Items from a data source:
================================

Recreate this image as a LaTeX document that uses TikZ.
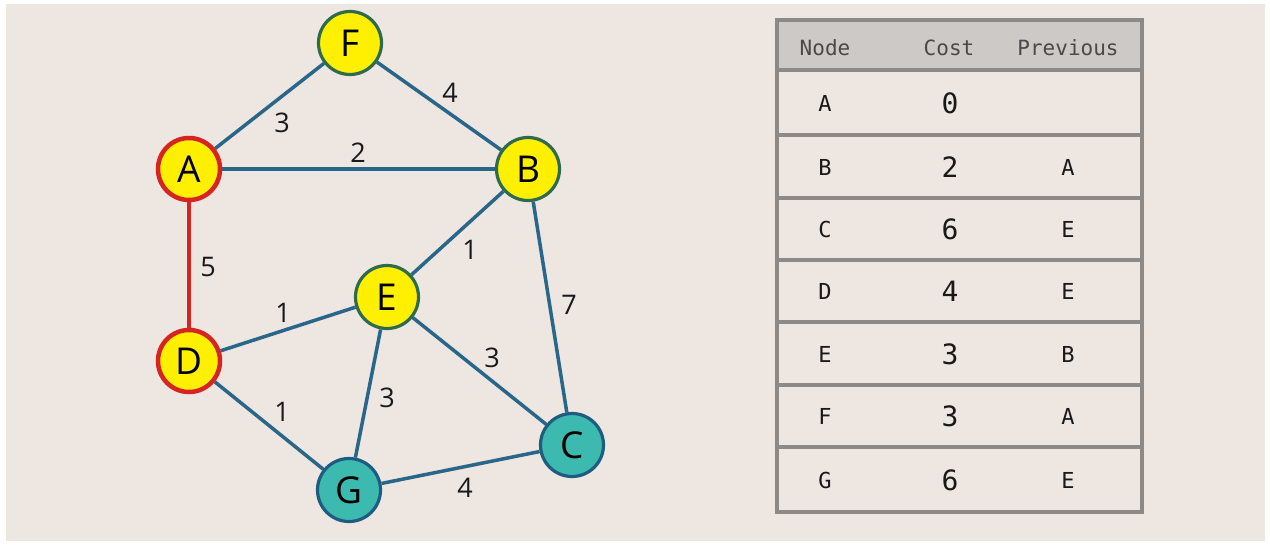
\documentclass[tikz,border=0pt]{standalone}
\usepackage{fontspec}
\setmainfont{Open Sans}
\newfontfamily\tabfont{DejaVu Sans Mono}
\usetikzlibrary{backgrounds}
\definecolor{paper}{HTML}{EEE6E1}
\definecolor{nodeyellow}{HTML}{FFEF00}
\definecolor{rimgreen}{HTML}{2E6A4C}
\definecolor{rimred}{HTML}{D62420}
\definecolor{tealfill}{HTML}{3CBAB0}
\definecolor{rimblue}{HTML}{1F5D80}
\definecolor{edgeblue}{HTML}{28668A}
\definecolor{gridgray}{HTML}{8C8987}
\definecolor{headgray}{HTML}{CDC9C6}
\definecolor{headtext}{HTML}{4A4848}
\tikzset{
  vtx/.style={circle, minimum size=63pt, inner sep=0pt, line width=3.2pt,
              font=\fontsize{37}{37}\selectfont, text=black},
  open/.style={vtx, fill=nodeyellow, draw=rimgreen},
  done/.style={vtx, fill=nodeyellow, draw=rimred, line width=4.5pt, minimum size=62pt},
  far/.style={vtx, fill=tealfill, draw=rimblue},
  link/.style={draw=edgeblue, line width=3.5pt},
  chosen/.style={draw=rimred, line width=4.5pt},
  wt/.style={font=\fontsize{27}{27}\selectfont, text=black!90, inner sep=0pt},
  cell/.style={font=\tabfont\fontsize{22}{22}\selectfont, text=black!90, inner sep=0pt},
  costcell/.style={font=\tabfont\fontsize{28}{28}\selectfont, text=black!90, inner sep=0pt},
  headcell/.style={font=\tabfont\fontsize{21}{21}\selectfont, text=headtext, inner sep=0pt},
  grid/.style={draw=gridgray, line width=3.5pt}
}
\begin{document}
\begin{tikzpicture}[x=1pt, y=-1pt]
\useasboundingbox (0,0) rectangle (1270,544);

% graph vertices
\node[open] (F) at (350,43)  {F};
\node[done] (A) at (189,169) {A};
\node[open] (B) at (528,169) {B};
\node[open] (E) at (387,297) {E};
\node[done] (D) at (189,361) {D};
\node[far]  (G) at (349,490) {G};
\node[far]  (C) at (572,445) {C};

% page and weighted edges, drawn underneath the vertices
\begin{scope}[on background layer]
  \fill[white] (0,0) rectangle (1270,544);
  \fill[paper] (6,4) rectangle (1265,541);
  \draw[link] (A) -- (F);
  \draw[link] (F) -- (B);
  \draw[link] (A) -- (B);
  \draw[chosen] (A) -- (D);
  \draw[link] (B) -- (E);
  \draw[link] (B) -- (C);
  \draw[link] (D) -- (E);
  \draw[link] (E) -- (C);
  \draw[link] (E) -- (G);
  \draw[link] (D) -- (G);
  \draw[link] (G) -- (C);
\end{scope}

% edge weights
\node[wt] (wAF) at (282,123) {3};
\node[wt] (wFB) at (450,93)  {4};
\node[wt] (wAB) at (358,153) {2};
\node[wt] (wAD) at (208,267) {5};
\node[wt] (wBE) at (470,250) {1};
\node[wt] (wBC) at (569,305) {7};
\node[wt] (wDE) at (283,313) {1};
\node[wt] (wEC) at (492,358) {3};
\node[wt] (wEG) at (387,398) {3};
\node[wt] (wDG) at (282,412) {1};
\node[wt] (wGC) at (465,488) {4};

% distance table
\fill[headgray] (777,20) rectangle (1142,70);
\foreach \ya/\yb in {70/135,135/198,198/260,260/322,322/385,385/447,447/512}
  \draw[grid] (777,\ya) rectangle (1142,\yb);
\draw[grid] (777,20) rectangle (1142,512);

\node[headcell] (hN) at (825,48) {Node};
\node[headcell] (hC) at (949,48) {Cost};
\node[headcell] (hP) at (1068,48) {Previous};

\foreach \n/\c/\p/\y in {A/0//103, B/2/A/167, C/6/E/229, D/4/E/291,
                         E/3/B/354, F/3/A/416, G/6/E/480}{
  \node[cell]     (n\n) at (825,\y)  {\n};
  \node[costcell] (c\n) at (950,\y)  {\c};
  \node[cell]     (p\n) at (1068,\y) {\p};
}
\end{tikzpicture}
\end{document}
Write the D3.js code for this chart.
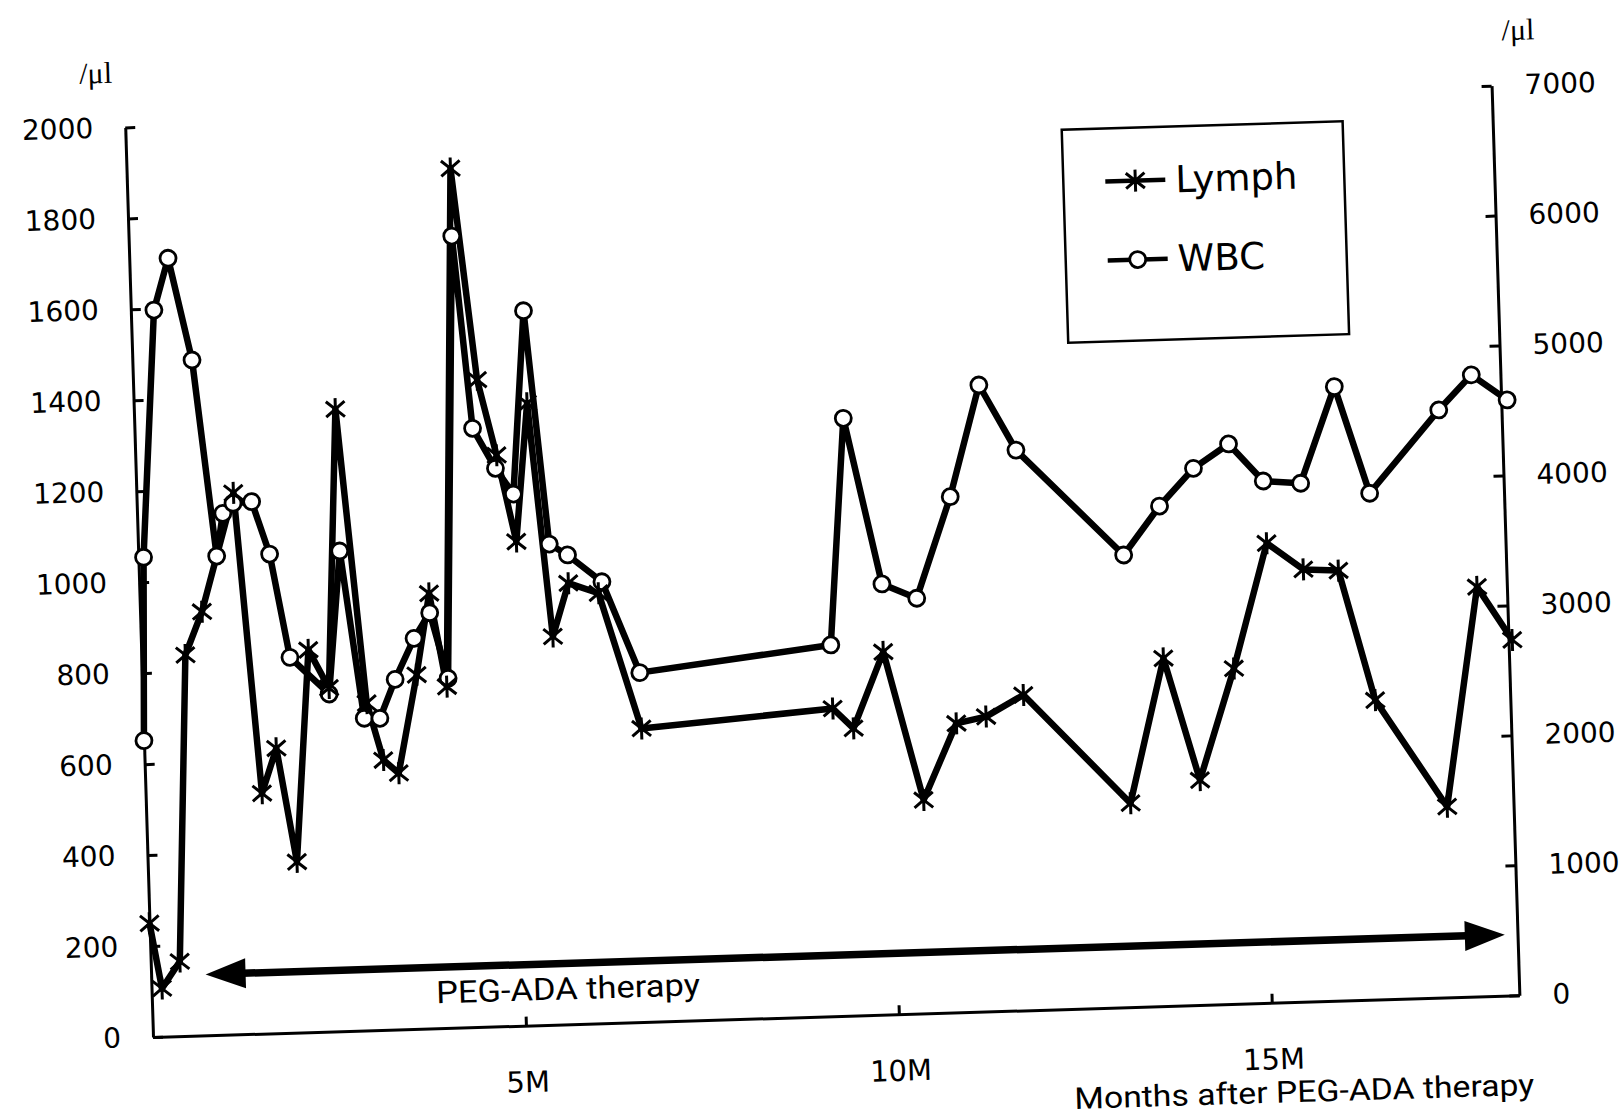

================================

Task details => The records shown above are to be repeated exactly, with the pictures left out.

Exercise answer =>
Recreate this image as a LaTeX document that uses TikZ.
\documentclass[tikz,border=0pt]{standalone}
\usepackage{fontspec}
\setmainfont{Open Sans}
\newfontfamily\tabfont{DejaVu Sans Mono}
\usetikzlibrary{backgrounds}
\definecolor{paper}{HTML}{EEE6E1}
\definecolor{nodeyellow}{HTML}{FFEF00}
\definecolor{rimgreen}{HTML}{2E6A4C}
\definecolor{rimred}{HTML}{D62420}
\definecolor{tealfill}{HTML}{3CBAB0}
\definecolor{rimblue}{HTML}{1F5D80}
\definecolor{edgeblue}{HTML}{28668A}
\definecolor{gridgray}{HTML}{8C8987}
\definecolor{headgray}{HTML}{CDC9C6}
\definecolor{headtext}{HTML}{4A4848}
\tikzset{
  vtx/.style={circle, minimum size=63pt, inner sep=0pt, line width=3.2pt,
              font=\fontsize{37}{37}\selectfont, text=black},
  open/.style={vtx, fill=nodeyellow, draw=rimgreen},
  done/.style={vtx, fill=nodeyellow, draw=rimred, line width=4.5pt, minimum size=62pt},
  far/.style={vtx, fill=tealfill, draw=rimblue},
  link/.style={draw=edgeblue, line width=3.5pt},
  chosen/.style={draw=rimred, line width=4.5pt},
  wt/.style={font=\fontsize{27}{27}\selectfont, text=black!90, inner sep=0pt},
  cell/.style={font=\tabfont\fontsize{22}{22}\selectfont, text=black!90, inner sep=0pt},
  costcell/.style={font=\tabfont\fontsize{28}{28}\selectfont, text=black!90, inner sep=0pt},
  headcell/.style={font=\tabfont\fontsize{21}{21}\selectfont, text=headtext, inner sep=0pt},
  grid/.style={draw=gridgray, line width=3.5pt}
}
\begin{document}
\begin{tikzpicture}[x=1pt, y=-1pt]
\useasboundingbox (0,0) rectangle (1270,544);

% graph vertices
\node[open] (F) at (350,43)  {F};
\node[done] (A) at (189,169) {A};
\node[open] (B) at (528,169) {B};
\node[open] (E) at (387,297) {E};
\node[done] (D) at (189,361) {D};
\node[far]  (G) at (349,490) {G};
\node[far]  (C) at (572,445) {C};

% page and weighted edges, drawn underneath the vertices
\begin{scope}[on background layer]
  \fill[white] (0,0) rectangle (1270,544);
  \fill[paper] (6,4) rectangle (1265,541);
  \draw[link] (A) -- (F);
  \draw[link] (F) -- (B);
  \draw[link] (A) -- (B);
  \draw[chosen] (A) -- (D);
  \draw[link] (B) -- (E);
  \draw[link] (B) -- (C);
  \draw[link] (D) -- (E);
  \draw[link] (E) -- (C);
  \draw[link] (E) -- (G);
  \draw[link] (D) -- (G);
  \draw[link] (G) -- (C);
\end{scope}

% edge weights
\node[wt] (wAF) at (282,123) {3};
\node[wt] (wFB) at (450,93)  {4};
\node[wt] (wAB) at (358,153) {2};
\node[wt] (wAD) at (208,267) {5};
\node[wt] (wBE) at (470,250) {1};
\node[wt] (wBC) at (569,305) {7};
\node[wt] (wDE) at (283,313) {1};
\node[wt] (wEC) at (492,358) {3};
\node[wt] (wEG) at (387,398) {3};
\node[wt] (wDG) at (282,412) {1};
\node[wt] (wGC) at (465,488) {4};

% distance table
\fill[headgray] (777,20) rectangle (1142,70);
\foreach \ya/\yb in {70/135,135/198,198/260,260/322,322/385,385/447,447/512}
  \draw[grid] (777,\ya) rectangle (1142,\yb);
\draw[grid] (777,20) rectangle (1142,512);

\node[headcell] (hN) at (825,48) {Node};
\node[headcell] (hC) at (949,48) {Cost};
\node[headcell] (hP) at (1068,48) {Previous};

\foreach \n/\c/\p/\y in {A/0//103, B/2/A/167, C/6/E/229, D/4/E/291,
                         E/3/B/354, F/3/A/416, G/6/E/480}{
  \node[cell]     (n\n) at (825,\y)  {\n};
  \node[costcell] (c\n) at (950,\y)  {\c};
  \node[cell]     (p\n) at (1068,\y) {\p};
}
\end{tikzpicture}
\end{document}
Write the D3.js code for this chart.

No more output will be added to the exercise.